▶ _To be done_
Repeat every record below exactly, leaving out the pictures.

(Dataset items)
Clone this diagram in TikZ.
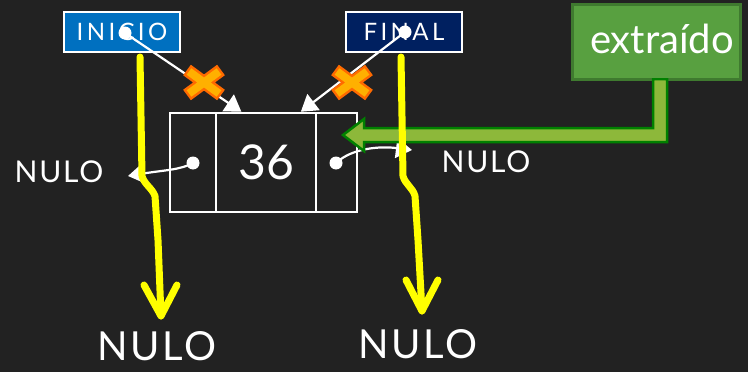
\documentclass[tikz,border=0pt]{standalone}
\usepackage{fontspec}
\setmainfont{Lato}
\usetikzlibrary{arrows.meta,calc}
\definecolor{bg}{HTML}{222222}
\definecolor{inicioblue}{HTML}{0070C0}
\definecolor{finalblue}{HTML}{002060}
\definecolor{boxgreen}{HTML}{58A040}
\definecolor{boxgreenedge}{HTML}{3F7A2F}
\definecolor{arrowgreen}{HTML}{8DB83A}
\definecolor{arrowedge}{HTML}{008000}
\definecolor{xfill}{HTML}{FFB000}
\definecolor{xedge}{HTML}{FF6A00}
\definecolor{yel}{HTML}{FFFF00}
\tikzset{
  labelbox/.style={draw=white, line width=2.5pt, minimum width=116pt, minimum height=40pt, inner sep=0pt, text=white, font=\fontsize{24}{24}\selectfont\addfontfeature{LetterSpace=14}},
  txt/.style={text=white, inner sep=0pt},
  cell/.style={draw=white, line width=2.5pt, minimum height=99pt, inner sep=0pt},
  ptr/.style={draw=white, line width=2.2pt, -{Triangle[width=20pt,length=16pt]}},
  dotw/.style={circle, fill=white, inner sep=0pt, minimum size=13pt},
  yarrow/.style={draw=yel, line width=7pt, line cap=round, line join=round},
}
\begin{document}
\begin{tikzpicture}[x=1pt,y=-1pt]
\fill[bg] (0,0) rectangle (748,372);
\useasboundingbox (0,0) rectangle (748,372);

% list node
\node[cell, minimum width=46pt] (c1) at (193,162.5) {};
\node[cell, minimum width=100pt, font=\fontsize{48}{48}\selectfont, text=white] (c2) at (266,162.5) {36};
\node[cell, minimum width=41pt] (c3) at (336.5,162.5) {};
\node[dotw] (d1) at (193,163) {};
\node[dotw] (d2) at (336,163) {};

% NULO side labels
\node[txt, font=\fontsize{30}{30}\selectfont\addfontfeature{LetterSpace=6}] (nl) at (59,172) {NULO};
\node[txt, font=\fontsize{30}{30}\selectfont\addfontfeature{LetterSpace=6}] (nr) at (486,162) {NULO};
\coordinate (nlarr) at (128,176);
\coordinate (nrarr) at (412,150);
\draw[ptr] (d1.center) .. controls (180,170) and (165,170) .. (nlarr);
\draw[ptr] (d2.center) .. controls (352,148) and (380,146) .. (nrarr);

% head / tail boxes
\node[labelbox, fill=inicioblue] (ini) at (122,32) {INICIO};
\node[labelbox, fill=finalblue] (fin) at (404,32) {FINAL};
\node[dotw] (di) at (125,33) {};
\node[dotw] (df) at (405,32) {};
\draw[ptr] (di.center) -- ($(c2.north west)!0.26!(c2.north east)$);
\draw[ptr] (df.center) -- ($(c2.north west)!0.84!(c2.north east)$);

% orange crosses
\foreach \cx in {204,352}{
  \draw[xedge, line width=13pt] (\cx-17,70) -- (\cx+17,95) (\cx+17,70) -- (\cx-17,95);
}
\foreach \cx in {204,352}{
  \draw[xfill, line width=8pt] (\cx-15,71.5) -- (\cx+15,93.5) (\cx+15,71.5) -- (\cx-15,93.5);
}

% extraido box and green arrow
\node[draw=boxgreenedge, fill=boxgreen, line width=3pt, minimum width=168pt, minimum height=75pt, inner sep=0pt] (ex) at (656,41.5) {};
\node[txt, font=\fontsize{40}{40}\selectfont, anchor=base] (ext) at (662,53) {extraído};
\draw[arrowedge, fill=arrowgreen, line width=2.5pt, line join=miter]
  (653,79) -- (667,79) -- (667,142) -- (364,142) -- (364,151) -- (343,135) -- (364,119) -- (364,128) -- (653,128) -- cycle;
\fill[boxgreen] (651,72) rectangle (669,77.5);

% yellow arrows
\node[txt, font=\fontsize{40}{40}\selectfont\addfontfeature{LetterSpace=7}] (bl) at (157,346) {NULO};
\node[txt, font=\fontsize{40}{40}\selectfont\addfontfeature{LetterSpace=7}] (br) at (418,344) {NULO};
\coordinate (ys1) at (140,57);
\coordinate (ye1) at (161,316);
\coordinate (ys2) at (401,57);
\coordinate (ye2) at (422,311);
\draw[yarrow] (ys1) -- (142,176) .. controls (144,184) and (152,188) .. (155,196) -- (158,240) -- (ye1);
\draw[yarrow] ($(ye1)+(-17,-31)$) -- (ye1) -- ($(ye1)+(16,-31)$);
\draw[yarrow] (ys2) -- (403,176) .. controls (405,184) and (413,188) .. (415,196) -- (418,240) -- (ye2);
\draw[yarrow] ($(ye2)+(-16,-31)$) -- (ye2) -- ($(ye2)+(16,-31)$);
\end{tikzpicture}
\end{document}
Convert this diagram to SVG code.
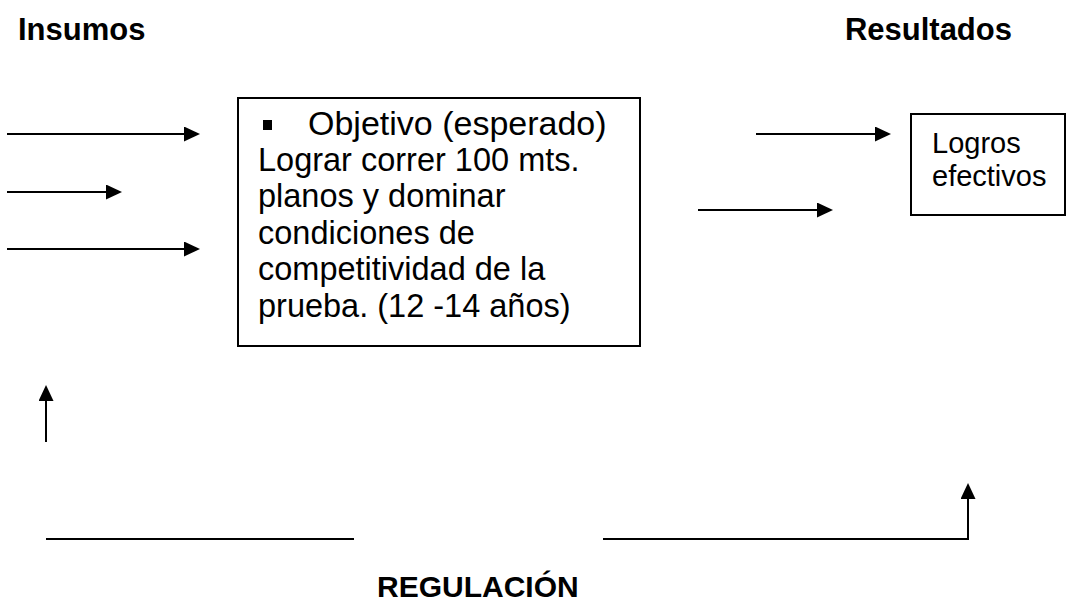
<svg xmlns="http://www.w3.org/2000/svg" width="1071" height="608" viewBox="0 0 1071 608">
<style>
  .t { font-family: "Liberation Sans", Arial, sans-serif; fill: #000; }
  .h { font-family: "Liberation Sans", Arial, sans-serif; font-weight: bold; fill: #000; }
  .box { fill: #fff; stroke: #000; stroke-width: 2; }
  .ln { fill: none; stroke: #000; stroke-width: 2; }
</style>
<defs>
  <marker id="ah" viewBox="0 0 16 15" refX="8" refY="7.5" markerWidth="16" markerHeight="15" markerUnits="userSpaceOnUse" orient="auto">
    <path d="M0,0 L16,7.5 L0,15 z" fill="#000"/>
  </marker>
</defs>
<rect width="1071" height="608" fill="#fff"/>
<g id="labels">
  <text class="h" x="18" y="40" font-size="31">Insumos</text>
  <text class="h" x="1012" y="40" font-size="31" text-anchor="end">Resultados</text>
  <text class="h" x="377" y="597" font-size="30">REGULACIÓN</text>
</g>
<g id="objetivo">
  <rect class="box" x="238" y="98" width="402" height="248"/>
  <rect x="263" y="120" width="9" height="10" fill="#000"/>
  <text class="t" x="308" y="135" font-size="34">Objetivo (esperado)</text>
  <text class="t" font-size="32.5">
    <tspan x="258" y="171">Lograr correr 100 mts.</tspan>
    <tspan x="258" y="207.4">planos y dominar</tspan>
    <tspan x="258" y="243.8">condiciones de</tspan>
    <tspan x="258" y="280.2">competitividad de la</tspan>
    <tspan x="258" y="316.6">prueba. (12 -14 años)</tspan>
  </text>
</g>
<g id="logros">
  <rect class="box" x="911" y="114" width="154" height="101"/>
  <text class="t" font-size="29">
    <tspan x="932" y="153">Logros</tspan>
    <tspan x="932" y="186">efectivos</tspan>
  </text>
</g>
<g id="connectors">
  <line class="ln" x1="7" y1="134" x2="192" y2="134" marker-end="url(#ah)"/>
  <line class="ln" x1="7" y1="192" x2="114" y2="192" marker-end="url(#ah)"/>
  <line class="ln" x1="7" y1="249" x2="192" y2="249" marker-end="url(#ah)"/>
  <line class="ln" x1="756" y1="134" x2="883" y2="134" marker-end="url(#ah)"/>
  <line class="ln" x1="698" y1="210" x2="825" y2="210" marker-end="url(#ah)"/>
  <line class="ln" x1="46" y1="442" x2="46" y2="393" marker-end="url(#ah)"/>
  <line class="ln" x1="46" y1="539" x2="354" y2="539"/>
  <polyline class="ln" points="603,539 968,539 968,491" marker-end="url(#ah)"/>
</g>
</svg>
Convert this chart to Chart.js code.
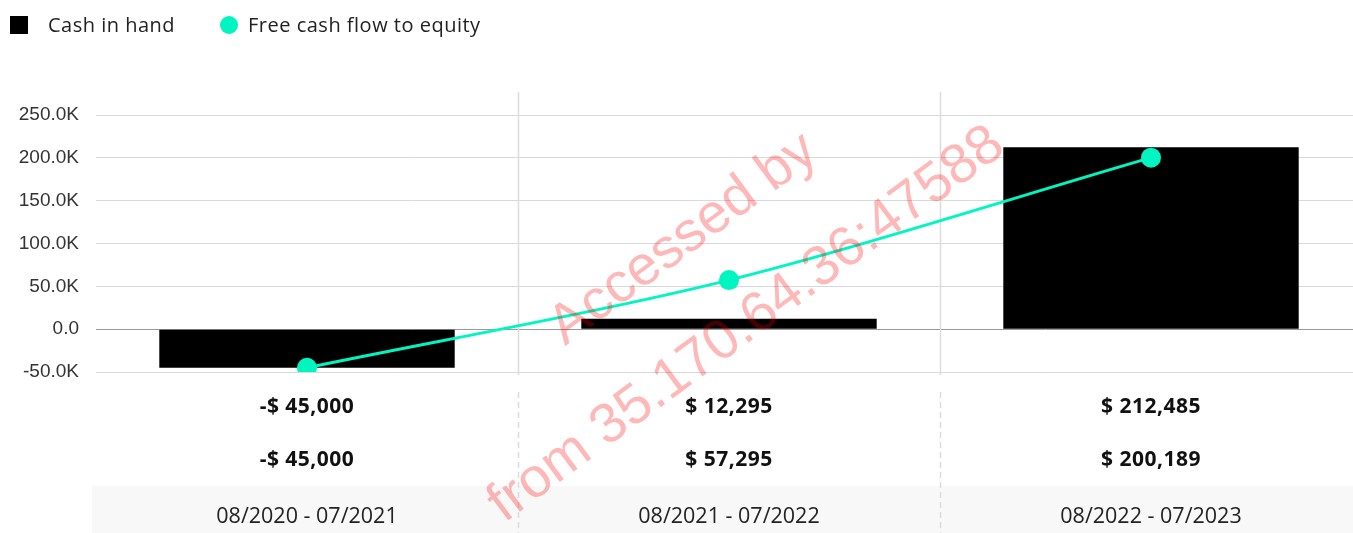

▶ _Worked answer_
Clone this diagram in TikZ.
\documentclass[tikz,border=0pt]{standalone}
\usepackage{fontspec}
\setmainfont{Lato}
\usetikzlibrary{arrows.meta,calc}
\definecolor{bg}{HTML}{222222}
\definecolor{inicioblue}{HTML}{0070C0}
\definecolor{finalblue}{HTML}{002060}
\definecolor{boxgreen}{HTML}{58A040}
\definecolor{boxgreenedge}{HTML}{3F7A2F}
\definecolor{arrowgreen}{HTML}{8DB83A}
\definecolor{arrowedge}{HTML}{008000}
\definecolor{xfill}{HTML}{FFB000}
\definecolor{xedge}{HTML}{FF6A00}
\definecolor{yel}{HTML}{FFFF00}
\tikzset{
  labelbox/.style={draw=white, line width=2.5pt, minimum width=116pt, minimum height=40pt, inner sep=0pt, text=white, font=\fontsize{24}{24}\selectfont\addfontfeature{LetterSpace=14}},
  txt/.style={text=white, inner sep=0pt},
  cell/.style={draw=white, line width=2.5pt, minimum height=99pt, inner sep=0pt},
  ptr/.style={draw=white, line width=2.2pt, -{Triangle[width=20pt,length=16pt]}},
  dotw/.style={circle, fill=white, inner sep=0pt, minimum size=13pt},
  yarrow/.style={draw=yel, line width=7pt, line cap=round, line join=round},
}
\begin{document}
\begin{tikzpicture}[x=1pt,y=-1pt]
\fill[bg] (0,0) rectangle (748,372);
\useasboundingbox (0,0) rectangle (748,372);

% list node
\node[cell, minimum width=46pt] (c1) at (193,162.5) {};
\node[cell, minimum width=100pt, font=\fontsize{48}{48}\selectfont, text=white] (c2) at (266,162.5) {36};
\node[cell, minimum width=41pt] (c3) at (336.5,162.5) {};
\node[dotw] (d1) at (193,163) {};
\node[dotw] (d2) at (336,163) {};

% NULO side labels
\node[txt, font=\fontsize{30}{30}\selectfont\addfontfeature{LetterSpace=6}] (nl) at (59,172) {NULO};
\node[txt, font=\fontsize{30}{30}\selectfont\addfontfeature{LetterSpace=6}] (nr) at (486,162) {NULO};
\coordinate (nlarr) at (128,176);
\coordinate (nrarr) at (412,150);
\draw[ptr] (d1.center) .. controls (180,170) and (165,170) .. (nlarr);
\draw[ptr] (d2.center) .. controls (352,148) and (380,146) .. (nrarr);

% head / tail boxes
\node[labelbox, fill=inicioblue] (ini) at (122,32) {INICIO};
\node[labelbox, fill=finalblue] (fin) at (404,32) {FINAL};
\node[dotw] (di) at (125,33) {};
\node[dotw] (df) at (405,32) {};
\draw[ptr] (di.center) -- ($(c2.north west)!0.26!(c2.north east)$);
\draw[ptr] (df.center) -- ($(c2.north west)!0.84!(c2.north east)$);

% orange crosses
\foreach \cx in {204,352}{
  \draw[xedge, line width=13pt] (\cx-17,70) -- (\cx+17,95) (\cx+17,70) -- (\cx-17,95);
}
\foreach \cx in {204,352}{
  \draw[xfill, line width=8pt] (\cx-15,71.5) -- (\cx+15,93.5) (\cx+15,71.5) -- (\cx-15,93.5);
}

% extraido box and green arrow
\node[draw=boxgreenedge, fill=boxgreen, line width=3pt, minimum width=168pt, minimum height=75pt, inner sep=0pt] (ex) at (656,41.5) {};
\node[txt, font=\fontsize{40}{40}\selectfont, anchor=base] (ext) at (662,53) {extraído};
\draw[arrowedge, fill=arrowgreen, line width=2.5pt, line join=miter]
  (653,79) -- (667,79) -- (667,142) -- (364,142) -- (364,151) -- (343,135) -- (364,119) -- (364,128) -- (653,128) -- cycle;
\fill[boxgreen] (651,72) rectangle (669,77.5);

% yellow arrows
\node[txt, font=\fontsize{40}{40}\selectfont\addfontfeature{LetterSpace=7}] (bl) at (157,346) {NULO};
\node[txt, font=\fontsize{40}{40}\selectfont\addfontfeature{LetterSpace=7}] (br) at (418,344) {NULO};
\coordinate (ys1) at (140,57);
\coordinate (ye1) at (161,316);
\coordinate (ys2) at (401,57);
\coordinate (ye2) at (422,311);
\draw[yarrow] (ys1) -- (142,176) .. controls (144,184) and (152,188) .. (155,196) -- (158,240) -- (ye1);
\draw[yarrow] ($(ye1)+(-17,-31)$) -- (ye1) -- ($(ye1)+(16,-31)$);
\draw[yarrow] (ys2) -- (403,176) .. controls (405,184) and (413,188) .. (415,196) -- (418,240) -- (ye2);
\draw[yarrow] ($(ye2)+(-16,-31)$) -- (ye2) -- ($(ye2)+(16,-31)$);
\end{tikzpicture}
\end{document}
Convert this diagram to SVG code.
<svg xmlns="http://www.w3.org/2000/svg" width="1071" height="608" viewBox="0 0 1071 608">
<style>
  .t { font-family: "Liberation Sans", Arial, sans-serif; fill: #000; }
  .h { font-family: "Liberation Sans", Arial, sans-serif; font-weight: bold; fill: #000; }
  .box { fill: #fff; stroke: #000; stroke-width: 2; }
  .ln { fill: none; stroke: #000; stroke-width: 2; }
</style>
<defs>
  <marker id="ah" viewBox="0 0 16 15" refX="8" refY="7.5" markerWidth="16" markerHeight="15" markerUnits="userSpaceOnUse" orient="auto">
    <path d="M0,0 L16,7.5 L0,15 z" fill="#000"/>
  </marker>
</defs>
<rect width="1071" height="608" fill="#fff"/>
<g id="labels">
  <text class="h" x="18" y="40" font-size="31">Insumos</text>
  <text class="h" x="1012" y="40" font-size="31" text-anchor="end">Resultados</text>
  <text class="h" x="377" y="597" font-size="30">REGULACIÓN</text>
</g>
<g id="objetivo">
  <rect class="box" x="238" y="98" width="402" height="248"/>
  <rect x="263" y="120" width="9" height="10" fill="#000"/>
  <text class="t" x="308" y="135" font-size="34">Objetivo (esperado)</text>
  <text class="t" font-size="32.5">
    <tspan x="258" y="171">Lograr correr 100 mts.</tspan>
    <tspan x="258" y="207.4">planos y dominar</tspan>
    <tspan x="258" y="243.8">condiciones de</tspan>
    <tspan x="258" y="280.2">competitividad de la</tspan>
    <tspan x="258" y="316.6">prueba. (12 -14 años)</tspan>
  </text>
</g>
<g id="logros">
  <rect class="box" x="911" y="114" width="154" height="101"/>
  <text class="t" font-size="29">
    <tspan x="932" y="153">Logros</tspan>
    <tspan x="932" y="186">efectivos</tspan>
  </text>
</g>
<g id="connectors">
  <line class="ln" x1="7" y1="134" x2="192" y2="134" marker-end="url(#ah)"/>
  <line class="ln" x1="7" y1="192" x2="114" y2="192" marker-end="url(#ah)"/>
  <line class="ln" x1="7" y1="249" x2="192" y2="249" marker-end="url(#ah)"/>
  <line class="ln" x1="756" y1="134" x2="883" y2="134" marker-end="url(#ah)"/>
  <line class="ln" x1="698" y1="210" x2="825" y2="210" marker-end="url(#ah)"/>
  <line class="ln" x1="46" y1="442" x2="46" y2="393" marker-end="url(#ah)"/>
  <line class="ln" x1="46" y1="539" x2="354" y2="539"/>
  <polyline class="ln" points="603,539 968,539 968,491" marker-end="url(#ah)"/>
</g>
</svg>
Convert this chart to Chart.js code.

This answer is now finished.